En répartissant les opportunités par secteur immobilier, les conclusions de l’étude indiquent cette année que la France s’écarte modérément de la tendance générale européenne. Les sciences de la vie et le flex office semblent être des opportunités spécifiques à la France, puisqu’aucun de ces deux secteurs n’est considéré comme particulièrement attractif d’un point de vue paneuropéen. Par conséquent, cela constitue une opportunité et une force potentielle pour la France, car les capitaux pourraient être investis dans des actifs alternatifs.
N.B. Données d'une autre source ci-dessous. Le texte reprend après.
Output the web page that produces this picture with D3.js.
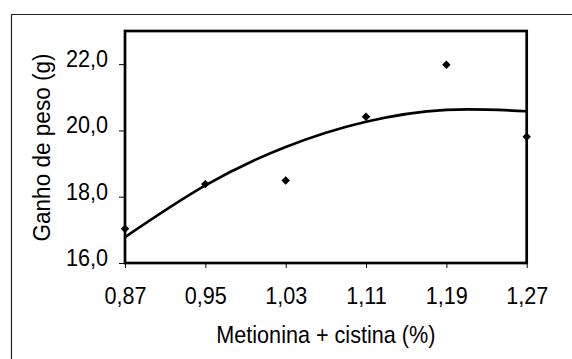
<!DOCTYPE html>
<html>
<head>
<meta charset="utf-8">
<script src="https://cdn.jsdelivr.net/npm/d3@7"></script>
<style>
  body { margin: 0; background: #fff; }
  text { font-family: "Liberation Sans", Arial, sans-serif; fill: #000; }
</style>
</head>
<body>
<svg id="chart" width="572" height="359"></svg>
<script>
// metionina + cistina levels (%)
const levels = [0.87, 0.95, 1.03, 1.11, 1.19, 1.27];
// observed weight gain (g)
const gain = [17.03, 18.38, 18.49, 20.41, 21.98, 19.81];
// fitted curve at each level
const fitted = [16.78, 18.34, 19.50, 20.26, 20.62, 20.58];
const yTicks = [16, 18, 20, 22];

const svg = d3.select("#chart");
const plotL = 125, plotR = 526.7, plotT = 31, plotB = 263;

const x = d3.scaleLinear().domain([0.87, 1.27]).range([plotL, plotR]);
const y = d3.scaleLinear().domain([16, 23]).range([plotB, plotT]);

const comma = f => v => d3.format(f)(v).replace(".", ",");

// outer border (runs off the right and bottom edges)
svg.append("path")
  .attr("d", "M11.5,400 L11.5,14.5 L600,14.5")
  .attr("fill", "none").attr("stroke", "#222").attr("stroke-width", 1.2);

// x axis
const xa = svg.append("g").attr("transform", `translate(0,${plotB})`)
  .call(d3.axisBottom(x).tickValues(levels).tickSize(5).tickSizeOuter(0).tickFormat(comma(".2f")));
xa.select(".domain").remove();
xa.selectAll("line").attr("stroke", "#000");
xa.selectAll("text")
  .attr("y", 0).attr("dy", 0)
  .attr("font-size", 24)
  .attr("transform", "translate(0,41) scale(0.9,1)");

// y axis
const ya = svg.append("g").attr("transform", `translate(${plotL},0)`)
  .call(d3.axisLeft(y).tickValues(yTicks).tickSize(6).tickSizeOuter(0).tickFormat(comma(".1f")));
ya.select(".domain").remove();
ya.selectAll("line").attr("stroke", "#000");
ya.selectAll("text")
  .attr("x", 0).attr("dy", 0)
  .attr("font-size", 24)
  .attr("transform", "translate(-17,2.5) scale(0.9,1)");

// plot frame
svg.append("rect")
  .attr("x", plotL).attr("y", plotT)
  .attr("width", plotR - plotL).attr("height", plotB - plotT)
  .attr("fill", "none").attr("stroke", "#000").attr("stroke-width", 2.7);

// fitted curve
const line = d3.line()
  .x((d, i) => x(levels[i]))
  .y(d => y(d))
  .curve(d3.curveNatural);
svg.append("path")
  .datum(fitted)
  .attr("d", line)
  .attr("fill", "none").attr("stroke", "#000").attr("stroke-width", 2.6);

// observed points
const diamond = d3.symbol().type(d3.symbolSquare).size(36);
svg.selectAll(".pt").data(gain).enter().append("path")
  .attr("class", "pt")
  .attr("d", diamond)
  .attr("transform", (d, i) => `translate(${x(levels[i])},${y(d)}) rotate(45)`)
  .attr("fill", "#000");

// axis titles
svg.append("text")
  .attr("font-size", 24).attr("text-anchor", "middle")
  .attr("transform", `translate(${(plotL + plotR) / 2},343) scale(0.9,1)`)
  .text("Metionina + cistina (%)");

svg.append("text")
  .attr("font-size", 24).attr("text-anchor", "middle")
  .attr("transform", "translate(50,147.5) rotate(-90) scale(0.94,1)")
  .text("Ganho de peso (g)");
</script>
</body>
</html>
« Dans un contexte géopolitique international incertain, un marché immobilier complexe, les craintes ne doivent pas nous empêcher d’être créatifs, d’échanger pour trouver ensemble des solutions aux besoins de logements, de bureaux adaptés aux changements des modes de vie et de travail, tout en recherchant de la performance financière, sociale et environnementale. C’est l’une de nos missions chez ULI », conclut Eric Donnet, président de ULI France et directeur général de Groupama Immobilier.

La France peut en tout cas capitaliser sur ses atouts pour surpasser cette période délicate.